Recently, I was energized to have a conversation with Kristen Fefes, Executive Director of the Associated Landscape Contractors of Colorado (ALCC). The ALCC is the industry trade organization for landscape contractors, who become members of the organization by agreeing to a code of conduct with respect to Best Management Practices. These BMPs relate to commercial and residential landscape installation and maintenance care throughout Colorado.
This year, the number one topic on the industry plate was the watering restrictions imposed by our recent drought. How, as an industry, do we serve our customers as well as make money for our businesses, and families when our fortunes are so dependent on weather issues?

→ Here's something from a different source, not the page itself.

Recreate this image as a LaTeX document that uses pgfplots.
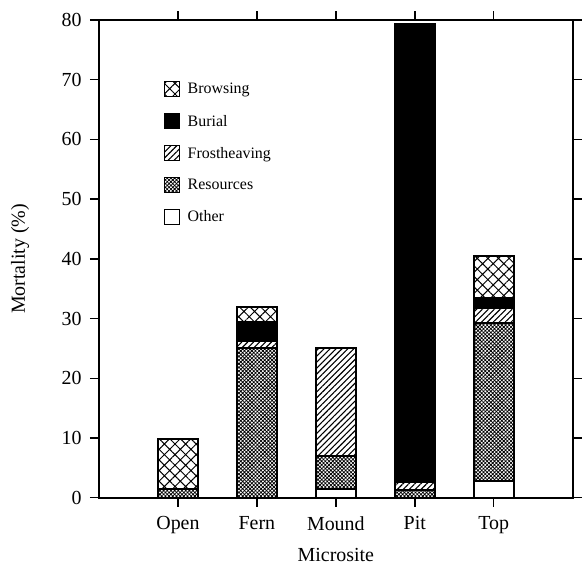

In my comments with Kristen, I advocated that the water utilities, such as Denver Water, and others, take a longer term view of the problem of landscape water scarcity, and regularly (annually) encourage homeowner and landscape conservation efforts through educational and public awareness events.
Teaching homeowners to conserve landscape water as much as possible in any give year, helps the entire community move to a new paradigm. Rather than take draconian measures in one year, and create the wrong emphasis on the problem (I am using less water, and I get to pay more for the privilege!!!??), I would suggest that through regular water conservation practices, we treat each year as an opportunity to find new water savings in our landscapes. While it might take 10 years or so to convert homeowners and their HOAs to a new look, I would advocate that this is the right approach for the long term health of our communities amidst certain future water scarcity issues.
Certainly those who work in the landscape industry have the knowlege to share different water-saving practices with their clients.
Here’s a suggested survey: Look at what outdoor activities actually take place around your home. Define practical turf zones to accommodate the volleyball net, croquet set-up, or just a place to use the summer slip and slide. Move the swingset to a corner of the lot (within view of Mom’s kitchen window) and place the structure on a non-irrigated (and more forgiving) mulch bed. Use hardscape near the backdoor to define an outdoor eating and living area, or deck.
After assessing your individual needs, choose to regularly irrigate only the practical turf areas, and provide less, or no water to those areas in your landscape that don’t require water. Invest in a good irrigation audit. Find, and fix the leaks, address sprinkler coverage issues, (often this just means adjusting, or replacing a head), and be a better outdoor water consumer. Use mulch, and follow other sustainable practices that improve the health of our landscapes.
We (and our plants)struggled through the beginning of the summer on a two-day per week watering schedule. Now that we’ve added a third day to our watering schedules, I’m very impressed with the health of much of our plant material. Even though we have had extended hot weather – another 95 degree day is forecasted for the Front Range – we have learned that deep, infrequent watering works. It is a best practice that we all can embrace.
Let this be a lesson for future summers. It won’t be long before sprinklers are blown out, and the garden put to bed for the winter. Remember the success of this summer,and resist the urge to change your clock next spring.
You’ll be helping your landscape, as well as conserving water!